Today’s L.A. Times letters to the editor, because our voices matter:
Re “Obama again: Swing states seal second term,” Nov. 7
I worked as a poll worker in Santa Fe Springs for 15 hours on election day.
I was elated to see the young and middle-aged men and women, senior citizens and the physically challenged with their wheelchairs, walkers and canes — all taking the time to come to the precinct and vote.
I translated in Spanish for about 30 people, some first-time voters. Some were immigrants who had recently become U.S. citizens. One woman from Ecuador had tears in her eyes and thanked me for assisting her in voting.
Near the end, an older gentleman arrived with two young men. He told me: “They have to stop playing their games or watching TV. They need to come to vote.

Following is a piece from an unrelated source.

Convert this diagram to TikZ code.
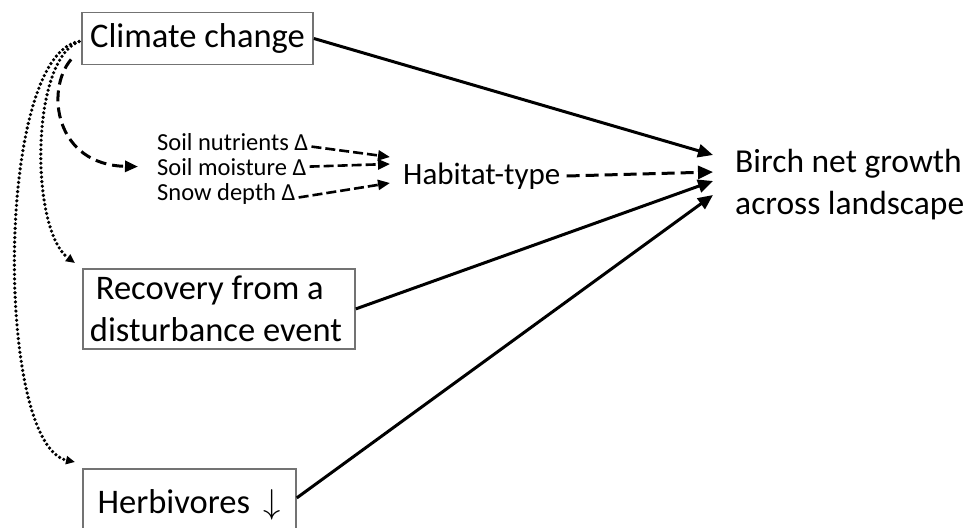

They are the ones who will inherit this country.”
Santa Fe Springs
I am a Republican and have been for the last 30 years. However, I am an American first. This year I voted Democrat. Why?
Because the Republicans became the “Republi-cants” and “the party of no.”
I expect the Republicans to work with the Democrats. Not doing so is anti-American, and I am an American first. So if they want to know why they lost — it was their attitude.
It was with a deep sense of shame that I watched fellow Americans have to wait two to three hours to cast their votes. I waited five minutes to vote. This is a problem easily fixed by adding polling stations.
Doubly shameful is the use of the electoral system — antiquated and unfair to voters of all parties, a system that makes the votes of those in “swing states” more valuable than the rest of the country.
I suspect that these issues will not be dealt with until the day before the next election.
Though I’m not ready to accuse the mainstream media of contriving a too-close-to-call presidential contest in order to bolster audience attention, I will affirm that my faith in American democracy has been fortified by the reelection of President Obama.
After all, how could anyone who has been awake the last four years not be aware of our president’s hard-earned accomplishments?
As the campaign slogan said: Osama bin Laden is dead; General Motors is alive. One doesn’t have to be a fastidious fact-checker to acknowledge that truth.
Indeed, with 303 electoral votes compared with Mitt Romney’s 206, this contest wasn’t even a particularly close one. Thank goodness.
Now the president can get back to the business of governing our nation without the distraction of a seemingly endless, often inane campaign.
Cheerleading for the failure of an American president and just saying no in Congress are not winning political strategies.
The silent majority spoke, and Republican/“tea party” extremism was rejected soundly. This is not a center-right country.
Some claim Romney lost because of the 47% remarks and Superstorm Sandy. During his concession speech, I could see the real reason he lost — there was no diversity among his supporters.
More than the dismal economic and social policies he wanted to implement, failing to recognize that the time of white control of government and politics is over alienated the new majority.
If the GOP continues to be led by the nose by the tea party, it will be as irrelevant nationally as it is in California. That’s just fine with me.
If there were ever a case to be made for campaign finance reform, the amount of money spent on this election is it.
How many homeless shelters could have been provided? How many Head Start programs could have been funded? How many unsafe bridges could have been repaired or replaced? How many college scholarships could have been funded?
What a waste of money on all that campaign literature that went straight from my mail box directly into the recycle bin, unread.
The time for meaningful campaign finance reform is now. And it should come from a citizens committee because the politicians have no objectivity or interest in making meaningful changes.